Los Angeles. Washington. Next? Chicago, San Francisco, Baltimore, Oakland. For a White House that is chary to send troops overseas, the Trump team likes to deploy them across this great land of ours. Though it is not yet a certainty that the president’s National Guard deployments will come to the city by the bay, the city should be ready for it, because politically, Trump benefits each time he “cleans up” a major American Democratic-governed city.
On Friday, President Trump spoke to reporters in the Oval Office and said “Look at what the Democrats have done to San Francisco. They’ve destroyed it. We could clean that up, too. We’ll clean that one up, too.”
San Francisco Mayor Daniel Lurie responded in a statement: “My administration has made safe and clean streets our top priority, and the results are clear: crime is at its lowest point in decades, visitors are coming back, and San Francisco is on the rise.”
Which he probably has to say, though it will have no effect. Nor will the meaningless order signed by Chicago Mayor Brandon Johnson, which basically restated the refusal of the city’s agencies to work with the federal government and told the feds not to go there. Likely more successful will be the efforts of a better politician, in particular Illinois Gov. J.B. Pritzker, who gave a tough and energetic response to Trump’s plans, even making the case that “Trump is defunding the police.” (Democrats in the state and in the Windy City have been pointing to Chicago being on track to have the fewest murders in a year since Lyndon Johnson was president, which, for our younger readers, was really long ago).
The activation of National Guard troops is by law supposed to be done by a state governor, though under certain limited circumstances (such as responding to invasions or enforcing federal laws) the president can federalize state troops. The state of California, in its lawsuit against the Trump administration for its deployment of troops in Los Angeles earlier this summer, argues that “The Trump Administration is making direct, active use of military personnel to execute the law, including through the provision of armed perimeter support and blockades, apprehension and detention of civilians, and — in the weeks following the June mobilization orders — participating in an estimated three out of every four immigration raids in Los Angeles and surrounding areas.”
Lurie probably had to say that safe, clean streets are a priority, crime is down, and visitors are back, though it will have no effect. Nor will the meaningless order signed by Chicago Mayor Brandon Johnson.

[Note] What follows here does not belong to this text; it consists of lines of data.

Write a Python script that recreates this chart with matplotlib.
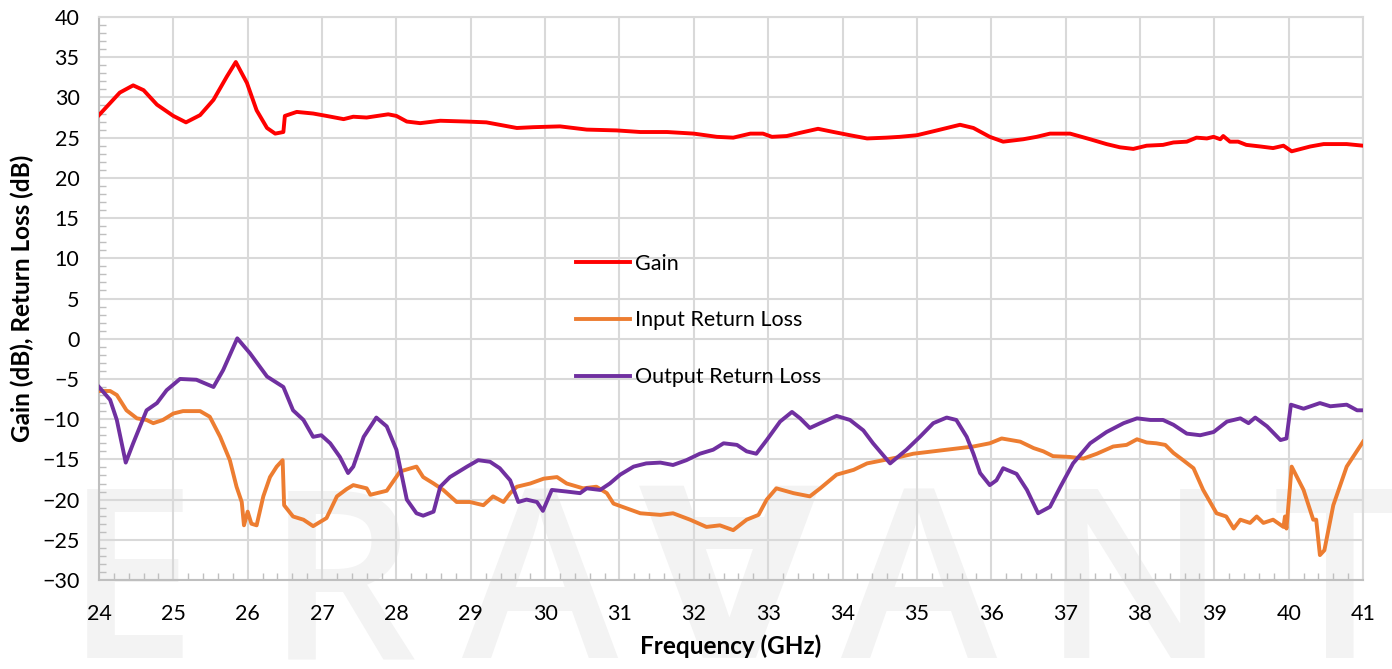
import matplotlib
matplotlib.use("Agg")
import matplotlib.pyplot as plt
from matplotlib.ticker import MultipleLocator
import numpy as np

plt.rcParams['font.family'] = ['Lato', 'DejaVu Sans']

# frequency (GHz) / dB
gain_f = [24.0, 24.15, 24.28, 24.46, 24.6, 24.78, 25.0, 25.17, 25.36, 25.54, 25.72, 25.84,
          25.99, 26.12, 26.26, 26.37, 26.48, 26.5, 26.66, 26.88, 27.06, 27.29, 27.42, 27.6,
          27.89, 28.0, 28.14, 28.32, 28.59, 28.95, 29.21, 29.62, 29.84, 30.2, 30.56, 30.96,
          31.28, 31.64, 32.0, 32.31, 32.53, 32.76, 32.93, 33.05, 33.25, 33.43, 33.67, 33.88,
          34.1, 34.33, 34.59, 34.77, 35.0, 35.27, 35.58, 35.76, 35.98, 36.16, 36.43, 36.61,
          36.79, 37.06, 37.33, 37.55, 37.73, 37.91, 38.09, 38.31, 38.45, 38.63, 38.76, 38.9,
          38.99, 39.08, 39.12, 39.21, 39.32, 39.43, 39.62, 39.79, 39.93, 40.04, 40.29, 40.47,
          40.78, 41.0]
gain_db = [27.8, 29.3, 30.6, 31.5, 30.9, 29.1, 27.7, 26.9, 27.8, 29.7, 32.6, 34.4,
           31.8, 28.4, 26.2, 25.5, 25.7, 27.7, 28.2, 28.0, 27.7, 27.3, 27.6, 27.5,
           27.9, 27.7, 27.0, 26.8, 27.1, 27.0, 26.9, 26.2, 26.3, 26.4, 26.0, 25.9,
           25.7, 25.7, 25.5, 25.1, 25.0, 25.5, 25.5, 25.1, 25.2, 25.6, 26.1, 25.7,
           25.3, 24.9, 25.0, 25.1, 25.3, 25.9, 26.6, 26.2, 25.1, 24.5, 24.8, 25.1,
           25.5, 25.5, 24.8, 24.2, 23.8, 23.6, 24.0, 24.1, 24.4, 24.5, 25.0, 24.9,
           25.1, 24.8, 25.2, 24.5, 24.5, 24.1, 23.9, 23.7, 24.0, 23.3, 23.9, 24.2,
           24.2, 24.0]

irl_f = [24.0, 24.15, 24.24, 24.37, 24.51, 24.64, 24.73, 24.86, 25.0, 25.13, 25.36, 25.49,
         25.63, 25.76, 25.85, 25.92, 25.95, 26.0, 26.05, 26.12, 26.21, 26.3, 26.39, 26.47,
         26.49, 26.61, 26.75, 26.88, 27.06, 27.2, 27.33, 27.42, 27.6, 27.65, 27.87, 28.05,
         28.27, 28.36, 28.5, 28.63, 28.81, 28.99, 29.17, 29.3, 29.44, 29.53, 29.62, 29.8,
         29.98, 30.16, 30.29, 30.51, 30.69, 30.83, 30.92, 31.1, 31.28, 31.55, 31.72, 31.95,
         32.17, 32.35, 32.53, 32.71, 32.87, 32.98, 33.11, 33.34, 33.56, 33.7, 33.92, 34.15,
         34.33, 34.55, 34.77, 34.95, 35.4, 35.76, 35.98, 36.14, 36.39, 36.57, 36.7, 36.83,
         37.06, 37.24, 37.42, 37.64, 37.82, 37.96, 38.09, 38.22, 38.34, 38.45, 38.58, 38.72,
         38.85, 39.03, 39.16, 39.26, 39.35, 39.48, 39.57, 39.66, 39.79, 39.93, 39.95, 39.97,
         40.04, 40.2, 40.33, 40.37, 40.42, 40.48, 40.6, 40.78, 41.0]
irl_db = [-6.5, -6.5, -7.0, -8.9, -9.9, -10.1, -10.5, -10.1, -9.3, -9.0, -9.0, -9.7,
          -12.2, -15.1, -18.4, -20.3, -23.2, -21.5, -23.0, -23.2, -19.6, -17.2, -15.9, -15.1,
          -20.7, -22.1, -22.5, -23.3, -22.3, -19.6, -18.7, -18.2, -18.6, -19.4, -18.9, -16.5,
          -15.9, -17.2, -18.0, -18.8, -20.3, -20.3, -20.7, -19.6, -20.3, -19.2, -18.4, -18.0,
          -17.4, -17.2, -18.0, -18.6, -18.4, -19.2, -20.5, -21.1, -21.7, -21.9, -21.7, -22.5,
          -23.4, -23.2, -23.8, -22.5, -21.9, -20.0, -18.6, -19.2, -19.6, -18.6, -16.9, -16.3,
          -15.5, -15.1, -14.7, -14.3, -13.8, -13.4, -13.0, -12.4, -12.8, -13.6, -14.0, -14.6,
          -14.7, -14.9, -14.3, -13.4, -13.2, -12.5, -12.9, -13.0, -13.2, -14.2, -15.1, -16.1,
          -18.8, -21.7, -22.1, -23.6, -22.5, -22.9, -22.1, -22.9, -22.5, -23.4, -22.1, -23.6,
          -15.9, -18.8, -22.5, -22.5, -26.9, -26.3, -20.7, -15.9, -12.8]

orl_f = [24.0, 24.15, 24.24, 24.36, 24.46, 24.64, 24.78, 24.91, 25.09, 25.31, 25.54, 25.67,
         25.86, 26.03, 26.26, 26.48, 26.61, 26.75, 26.88, 26.99, 27.11, 27.24, 27.35, 27.42,
         27.56, 27.73, 27.87, 28.0, 28.14, 28.27, 28.36, 28.5, 28.59, 28.72, 28.95, 29.1,
         29.26, 29.39, 29.53, 29.64, 29.75, 29.89, 29.97, 30.09, 30.29, 30.47, 30.56, 30.74,
         30.87, 31.01, 31.19, 31.36, 31.55, 31.72, 31.9, 32.08, 32.26, 32.4, 32.58, 32.71,
         32.84, 32.98, 33.16, 33.32, 33.43, 33.56, 33.7, 33.92, 34.1, 34.28, 34.41, 34.64,
         34.86, 35.04, 35.22, 35.4, 35.53, 35.67, 35.76, 35.85, 35.98, 36.07, 36.16, 36.34,
         36.48, 36.63, 36.79, 36.93, 37.1, 37.33, 37.55, 37.78, 37.96, 38.14, 38.31, 38.45,
         38.63, 38.81, 38.99, 39.17, 39.35, 39.46, 39.55, 39.71, 39.89, 39.97, 40.03, 40.2,
         40.42, 40.56, 40.78, 40.92, 41.0]
orl_db = [-6.0, -7.6, -10.1, -15.4, -13.0, -8.9, -8.0, -6.4, -5.0, -5.1, -6.0, -3.9,
          0.05, -1.8, -4.7, -6.0, -8.9, -10.1, -12.2, -12.0, -13.0, -14.7, -16.7, -15.9,
          -12.2, -9.8, -10.9, -13.8, -20.0, -21.7, -22.0, -21.5, -18.4, -17.2, -15.9, -15.1,
          -15.3, -16.1, -17.6, -20.3, -20.0, -20.3, -21.4, -18.8, -19.0, -19.2, -18.6, -18.8,
          -18.0, -16.9, -15.9, -15.5, -15.4, -15.7, -15.1, -14.3, -13.8, -13.0, -13.2, -14.0,
          -14.3, -12.6, -10.3, -9.1, -9.9, -11.1, -10.5, -9.6, -10.1, -11.4, -13.0, -15.5,
          -13.8, -12.2, -10.5, -9.8, -10.1, -12.2, -14.3, -16.7, -18.2, -17.6, -16.1, -16.8,
          -18.8, -21.7, -20.9, -18.4, -15.5, -13.0, -11.6, -10.5, -9.9, -10.1, -10.1, -10.7,
          -11.8, -12.0, -11.6, -10.3, -9.9, -10.5, -9.8, -10.9, -12.6, -12.4, -8.2, -8.7,
          -8.0, -8.4, -8.2, -8.9, -8.9]

watermark = ['E', 'R', 'A', '\u2200', 'A', 'N', 'T']
watermark_x = [0.094, 0.245, 0.388, 0.524, 0.66, 0.815, 0.962]

fig = plt.figure(figsize=(13.92, 6.69), dpi=100)

# faint logo behind the plot
for ch, xp in zip(watermark, watermark_x):
    fig.text(xp, 0.016, ch, fontsize=170, color='#f3f3f3', ha='center', va='baseline',
             family=['Open Sans', 'DejaVu Sans'], fontweight='semibold', zorder=-5)

ax = fig.add_axes([0.0711, 0.133, 0.9081, 0.8416], zorder=2)
ax.patch.set_alpha(0)

ax.plot(gain_f, gain_db, color='#ff0000', lw=2.8, label='Gain', zorder=3)
ax.plot(irl_f, irl_db, color='#ed7d31', lw=2.8, label='Input Return Loss', zorder=3)
ax.plot(orl_f, orl_db, color='#7030a0', lw=2.8, label='Output Return Loss', zorder=3)

ax.set_xlim(24, 41)
ax.set_ylim(-30, 40)
ax.xaxis.set_major_locator(MultipleLocator(1))
ax.xaxis.set_minor_locator(MultipleLocator(0.2))
ax.yaxis.set_major_locator(MultipleLocator(5))
ax.yaxis.set_minor_locator(MultipleLocator(1))
ax.grid(True, which='major', color='#d9d9d9', lw=1.5, zorder=1)

for s in ['top', 'right']:
    ax.spines[s].set_color('#d9d9d9')
    ax.spines[s].set_linewidth(1.5)
for s in ['left', 'bottom']:
    ax.spines[s].set_color('#bfbfbf')
    ax.spines[s].set_linewidth(1.5)

ax.tick_params(which='major', direction='in', length=0, labelsize=15.5)
ax.tick_params(which='minor', direction='in', length=5, width=1, color='#bfbfbf')
ax.tick_params(axis='x', which='major', pad=17)
ax.tick_params(axis='y', which='major', pad=14)

ax.set_xlabel('Frequency (GHz)', fontsize=17.5, fontweight='bold', labelpad=8)
ax.set_ylabel('Gain (dB), Return Loss (dB)', fontsize=17.5, fontweight='bold', labelpad=6)

ax.legend(loc='center left', bbox_to_anchor=(0.362, 0.461), frameon=False, fontsize=15.5,
          handlelength=2.5, handletextpad=0.25, labelspacing=1.7)

fig.savefig('out.png', dpi=100)
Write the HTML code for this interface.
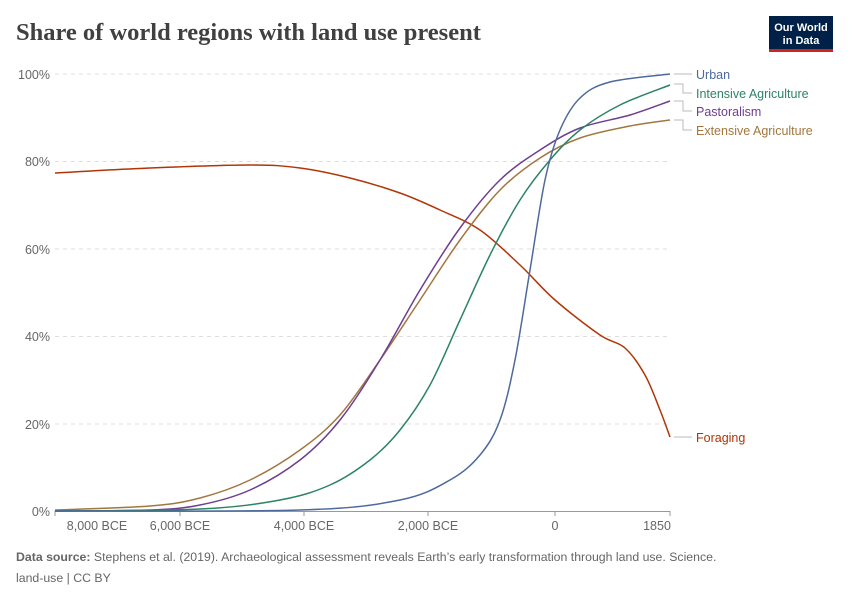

We’ll see how the judge (and later appellate judges, no doubt, and probably ultimately the Supreme Court justices) interpret all of that. But if the issue comes down to local police not having enforced federal law — which to the Trump administration is focused on immigration — it’d be hard to argue that cities have been doing so when they have laws explicitly saying they won’t do so. But we’ll let the lawyers figure that out; better them than soldiers.
As often with Trump, it’s hard to say which statements by him are heartfelt and preplanned and which are him being egged on by reporters’ questions and feeling like he needs to double-down on some controversial previous action or statement. Unlike his first term — and every term of all of the other normal presidents —Trump this time has surrounded himself with activists who are determined to make the dear leader’s words come to life, regardless of controversies, contradictions, and arguably sometimes the law.
Which means, there’s a good chance that National Guard troops will be sent to San Francisco.
Mayoral press releases aside, a smarter response by California might be the governor’s deployment of state police to major cities in the state. Portraying it as his “next phase” of crime-fighting efforts, Newsom said the California Highway Patrol teams will work on crime tracking, prevention, and enforcement in San Diego, Inland Empire, Los Angeles, Central Valley, Sacramento, and the San Francisco Bay Area. (Newsom takes apparent delight in highlighting the often much-higher homicide rates in Republican states, such as Mississippi, whose homicide rate is 380 percent that of California’s. Trump’s not threatening to send troops to those states, so maybe this isn’t about crime after all.)
It’s a smart move because, like Newsom has been doing of late, it calls Trump’s bluff. This isn’t about crime; this is about using federal force to find and deport undocumented immigrants. Newsom wins the crime argument; Trump probably wins the immigrant argument.
Also, critics will ask, justifiably, if the governor can do an emergency deployment of state police when crime is falling, why didn’t he do it more widely in the previous seven years when crime was higher? Newsom did send some state police into San Francisco in 2023 to help deal with the fentanyl crisis. If that was worth doing, then maybe it was worth deploying state resources to tackle crime that surveys continued to show was a high concern of voters.
So Newsom and Trump will continue slugging it out in court and on social media. Even if Trump were to somehow lose on both of those fronts, he’ll surely win whenever activists get violent, burn cars, trash stores, and do other things to protest the troops (troops that almost certainly would rather be back at home at their jobs). Those actions would validate for many Americans what Trump says about big cities, that they’re violent and out of control.
So hardliners to the left of ya, hardliners to the right. The rest of us just along for the ride?